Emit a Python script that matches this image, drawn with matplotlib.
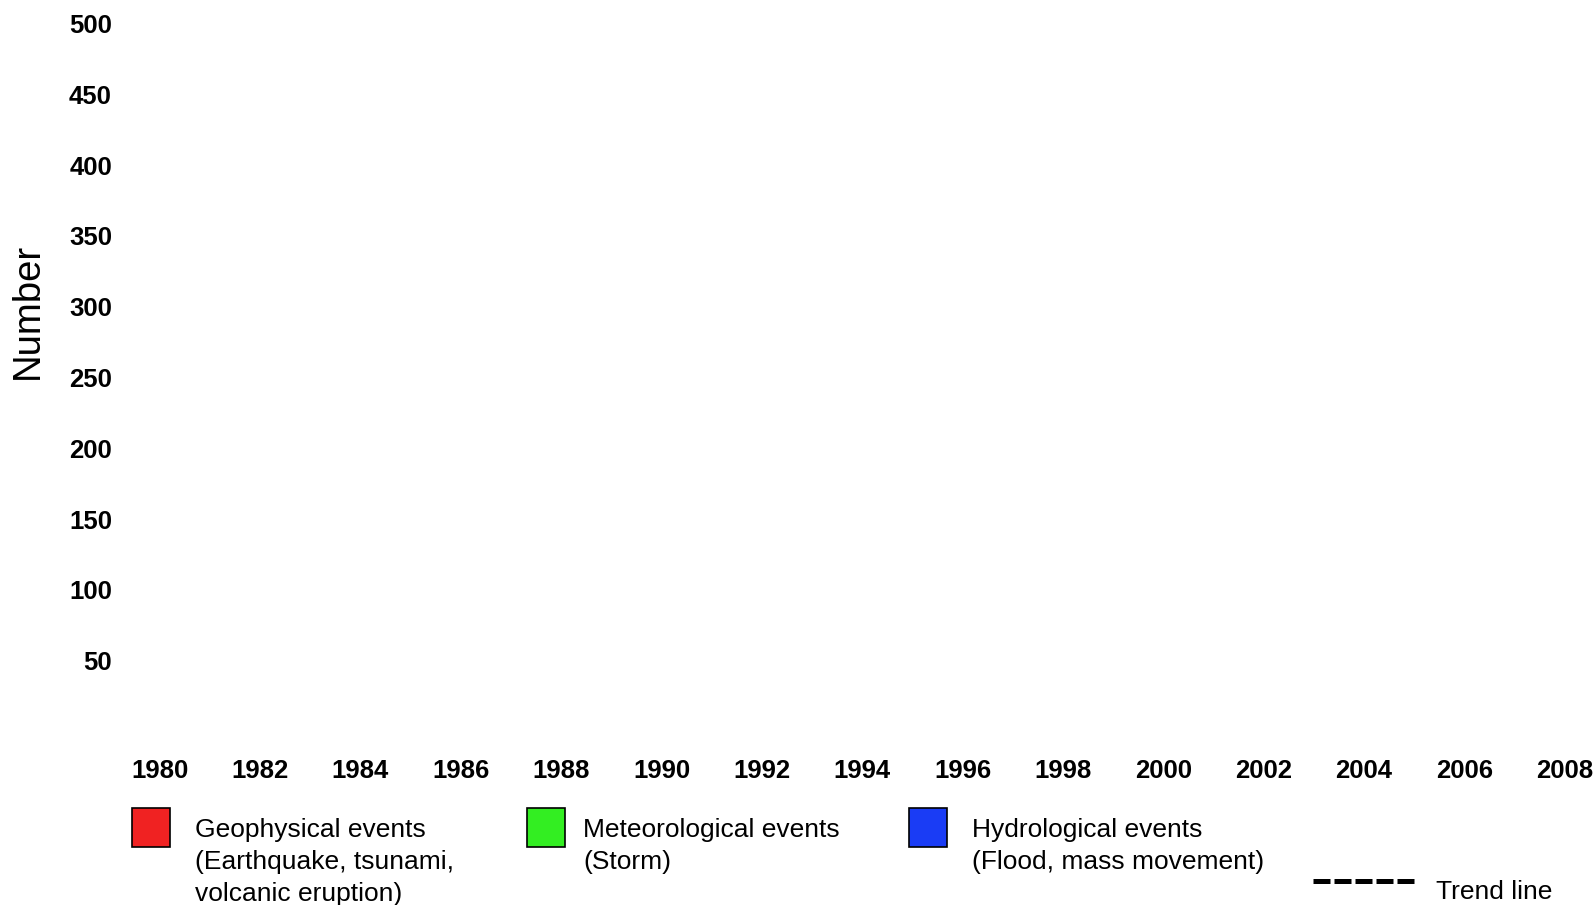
import matplotlib
matplotlib.use("Agg")
import matplotlib.pyplot as plt
from matplotlib.patches import Rectangle
from matplotlib.lines import Line2D

# ─── data ─────────────────────────────────────────────
years = list(range(1980, 2009, 2))
y_ticks = [50, 100, 150, 200, 250, 300, 350, 400, 450, 500]
y_label = "Number"

legend_labels = [
    "Geophysical events\n(Earthquake, tsunami,\nvolcanic eruption)",
    "Meteorological events\n(Storm)",
    "Hydrological events\n(Flood, mass movement)",
]
legend_colors = ["#F02222", "#33EE22", "#1A3CF5"]
trend_label = "Trend line"

# ─── figure ───────────────────────────────────────────
plt.rcParams["font.family"] = ["Liberation Sans", "DejaVu Sans"]
W, H = 1596, 905
fig = plt.figure(figsize=(W / 100, H / 100), dpi=100)
fig.patch.set_facecolor("white")

ax = fig.add_axes([159.8 / W, 1 - 731.5 / H, (1564.6 - 159.8) / W, (731.5 - 23.4) / H])
ax.set_xlim(years[0], years[-1])
ax.set_ylim(0, 500)
ax.set_xticks(years)
ax.set_xticklabels([str(y) for y in years], fontsize=18.5, fontweight="bold")
ax.set_yticks(y_ticks)
ax.set_yticklabels([str(v) for v in y_ticks], fontsize=18.5, fontweight="bold")
ax.tick_params(axis="y", length=0, pad=34.5)
ax.tick_params(axis="x", length=0, pad=20)
for s in ax.spines.values():
    s.set_visible(False)
ax.patch.set_alpha(0)

fig.text(27.5 / W, 1 - 310.5 / H, y_label, rotation=90, fontsize=27.5,
         ha="center", va="center")

# ─── legend (hand-placed, px from top-left) ───────────
box_x = [132, 527, 909]
text_x = [195, 583, 972]
for bx, tx, lbl, col in zip(box_x, text_x, legend_labels, legend_colors):
    fig.add_artist(Rectangle((bx / W, 1 - 847 / H), 38 / W, 39 / H,
                             transform=fig.transFigure, facecolor=col,
                             edgecolor="black", linewidth=1.2))
    fig.text(tx / W, 1 - 818 / H, lbl, fontsize=19, ha="left", va="top",
             linespacing=1.42)

fig.add_artist(Line2D([1313 / W, 1415 / W], [1 - 880.5 / H] * 2,
                      transform=fig.transFigure, color="black", linewidth=3.6,
                      linestyle=(0, (3.4, 0.8))))
fig.text(1436 / W, 1 - 891.5 / H, trend_label, fontsize=19, ha="left", va="center")

fig.savefig("out.png", dpi=100, facecolor="white")
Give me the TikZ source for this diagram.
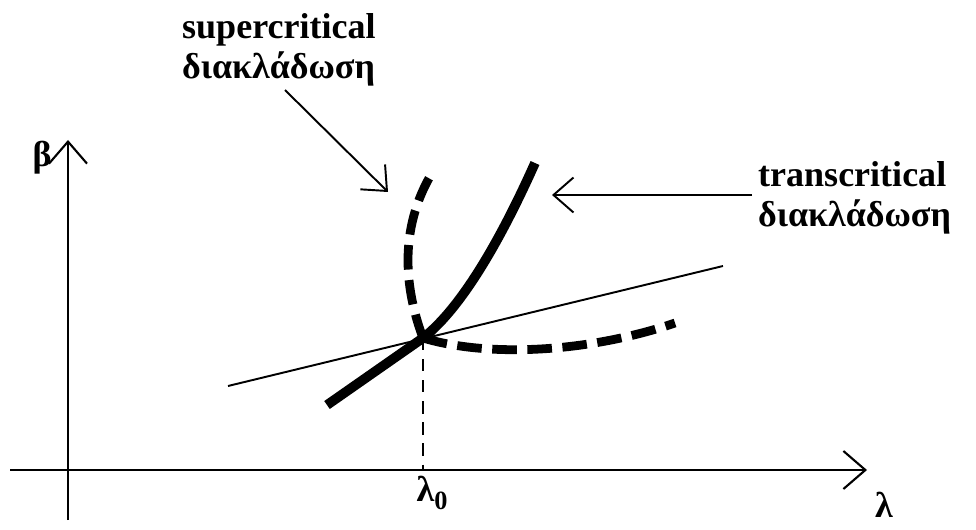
\documentclass[tikz,border=0pt]{standalone}
\usepackage{fontspec}
\setmainfont{Liberation Serif}
\usetikzlibrary{positioning,arrows.meta}

\begin{document}
\begin{tikzpicture}[x=0.02cm,y=-0.02cm,
  every node/.style={font=\fontsize{20.5}{22.5}\selectfont\bfseries},
  axisline/.style={line width=1.4pt,-{Straight Barb[length=4.4mm,width=7.6mm,line width=1.2pt]}},
  pointer/.style={line width=1.1pt,-{Straight Barb[length=4mm,width=7mm,line width=1.1pt]}},
  bigcurve/.style={line width=5.5pt},
  bigdash/.style={line width=5pt,dash pattern=on 14pt off 6pt}]
\useasboundingbox (0,0) rectangle (976,530);
% axes
\coordinate (xstart) at (10,470);
\coordinate (xend) at (867,470);
\coordinate (ystart) at (68,520);
\coordinate (yend) at (68,140);
\draw[axisline] (xstart) -- (xend);
\draw[axisline] (ystart) -- (yend);
\node (beta) at (42,158) {β};
\node (lambda) at (884,505) {λ};
\node (lzero) at (432,493) {λ\raisebox{-0.45ex}{\fontsize{15}{15}\selectfont 0}};
% crossing point and its projection
\coordinate (cross) at (423,338);
\coordinate (foot) at (423,470);
\draw[line width=1.1pt,dash pattern=on 7pt off 5pt] (cross) -- (foot);
% thin line
\coordinate (thinA) at (228,386);
\coordinate (thinB) at (723,266);
\draw[line width=1.1pt] (thinA) -- (thinB);
% transcritical branch
\coordinate (tlow) at (327,405);
\coordinate (ttop) at (535,163);
\draw[bigcurve] (tlow) -- (cross) .. controls (465,305) and (505,230) .. (ttop);
% supercritical branches
\coordinate (sup) at (432,173);
\coordinate (sright) at (675,323);
\draw[bigdash] (cross) .. controls (405,290) and (398,230) .. (sup);
\draw[bigdash] (cross) .. controls (490,358) and (590,352) .. (sright);
% labels with pointers
\node[anchor=west,align=left] (suplabel) at (176,50) {supercritical\\διακλάδωση};
\node[anchor=west,align=left] (translabel) at (752,198) {transcritical\\διακλάδωση};
\coordinate (suptip) at (388,192);
\coordinate (transtip) at (552,195);
\draw[pointer] (285,90) -- (suptip);
\draw[pointer] (translabel.west |- transtip) -- (transtip);
\end{tikzpicture}
\end{document}
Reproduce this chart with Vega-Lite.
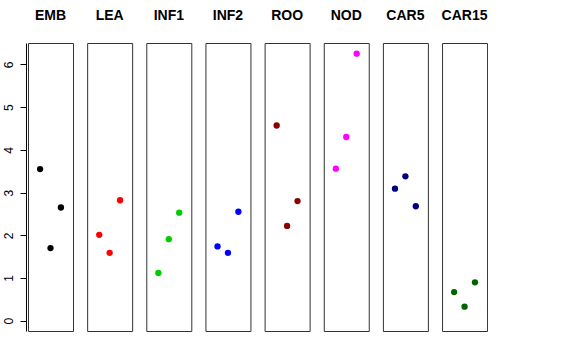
{
  "$schema": "https://vega.github.io/schema/vega-lite/v6.json",
  "padding": {"left": 2, "top": 9, "right": 0, "bottom": 0},
  "background": "white",
  "config": {
    "font": "Liberation Sans",
    "view": {"stroke": "#333333", "strokeWidth": 1}
  },
  "spacing": 14.15,
  "bounds": "flush",
  "data": {
    "values": [
      {"tissue": "EMB", "idx": 1, "value": 3.55},
      {"tissue": "EMB", "idx": 2, "value": 1.70},
      {"tissue": "EMB", "idx": 3, "value": 2.65},
      {"tissue": "LEA", "idx": 1, "value": 2.01},
      {"tissue": "LEA", "idx": 2, "value": 1.59},
      {"tissue": "LEA", "idx": 3, "value": 2.82},
      {"tissue": "INF1", "idx": 1, "value": 1.12},
      {"tissue": "INF1", "idx": 2, "value": 1.91},
      {"tissue": "INF1", "idx": 3, "value": 2.53},
      {"tissue": "INF2", "idx": 1, "value": 1.74},
      {"tissue": "INF2", "idx": 2, "value": 1.59},
      {"tissue": "INF2", "idx": 3, "value": 2.55},
      {"tissue": "ROO", "idx": 1, "value": 4.57},
      {"tissue": "ROO", "idx": 2, "value": 2.22},
      {"tissue": "ROO", "idx": 3, "value": 2.80},
      {"tissue": "NOD", "idx": 1, "value": 3.56},
      {"tissue": "NOD", "idx": 2, "value": 4.30},
      {"tissue": "NOD", "idx": 3, "value": 6.25},
      {"tissue": "CAR5", "idx": 1, "value": 3.09},
      {"tissue": "CAR5", "idx": 2, "value": 3.38},
      {"tissue": "CAR5", "idx": 3, "value": 2.68},
      {"tissue": "CAR15", "idx": 1, "value": 0.67},
      {"tissue": "CAR15", "idx": 2, "value": 0.33},
      {"tissue": "CAR15", "idx": 3, "value": 0.90}
    ]
  },
  "facet": {
    "column": {
      "field": "tissue",
      "type": "nominal",
      "sort": ["EMB", "LEA", "INF1", "INF2", "ROO", "NOD", "CAR5", "CAR15"],
      "header": {
        "title": null,
        "labelFontSize": 14,
        "labelFontWeight": "bold",
        "labelColor": "black",
        "labelPadding": 9,
        "labelBaseline": "alphabetic"
      }
    }
  },
  "spec": {
    "width": 45,
    "height": 288,
    "mark": {"type": "point", "filled": true, "shape": "circle", "size": 40, "opacity": 1},
    "encoding": {
      "x": {
        "field": "idx",
        "type": "quantitative",
        "scale": {"domain": [-0.16, 4.16], "nice": false, "zero": false},
        "axis": null
      },
      "y": {
        "field": "value",
        "type": "quantitative",
        "title": null,
        "scale": {"domain": [-0.24, 6.5], "nice": false, "zero": false},
        "axis": {
          "values": [0, 1, 2, 3, 4, 5, 6],
          "grid": false,
          "offset": 2,
          "tickSize": 6,
          "tickColor": "black",
          "domainColor": "black",
          "labelAngle": -90,
          "labelAlign": "center",
          "labelBaseline": "bottom",
          "labelPadding": 5,
          "labelFontSize": 12,
          "labelColor": "black"
        }
      },
      "color": {
        "field": "tissue",
        "type": "nominal",
        "scale": {
          "domain": ["EMB", "LEA", "INF1", "INF2", "ROO", "NOD", "CAR5", "CAR15"],
          "range": ["#000000", "#FF0000", "#00CD00", "#0000FF", "#8B0000", "#FF00FF", "#000080", "#006400"]
        },
        "legend": null
      }
    }
  }
}
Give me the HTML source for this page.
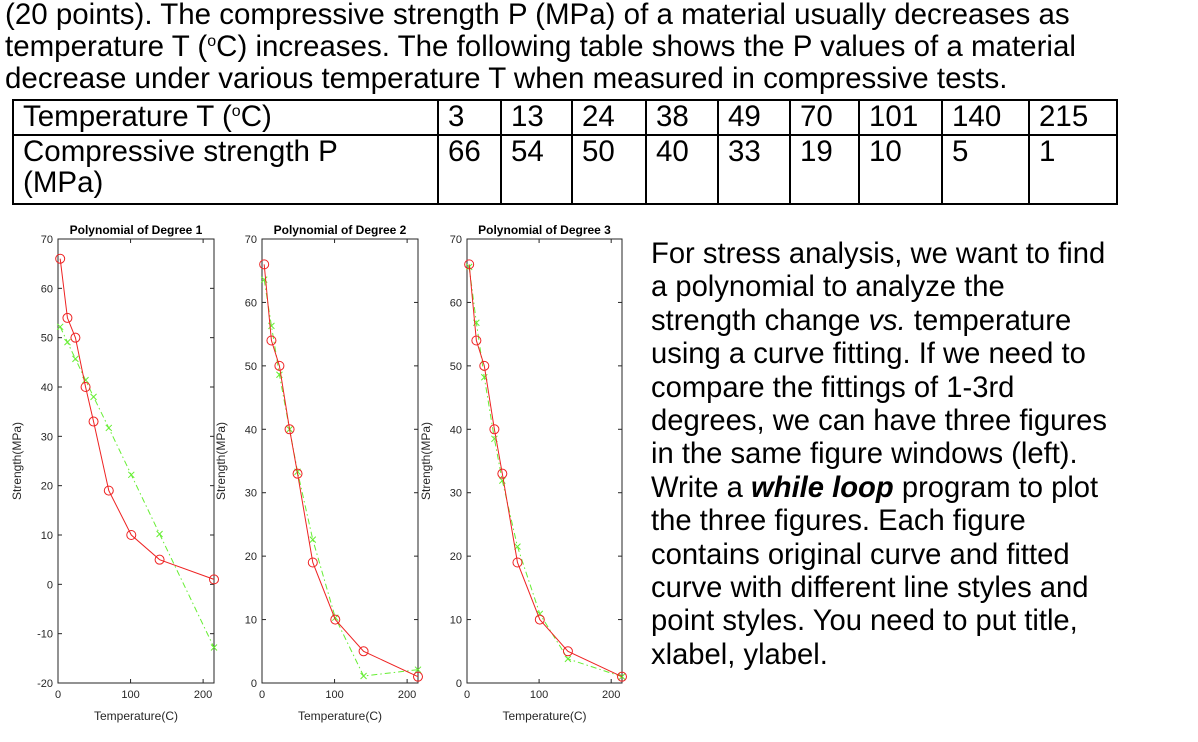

▶ Exercise directions:
Starting at the first line of the records above, set down each line exactly through the one that holds "from matplotlib.lines import Line2D". Omit pictures.

▶ Finished answer:
Emit a Python script that matches this image, drawn with matplotlib.
import matplotlib
matplotlib.use("Agg")
import matplotlib.pyplot as plt
from matplotlib.patches import Rectangle
from matplotlib.lines import Line2D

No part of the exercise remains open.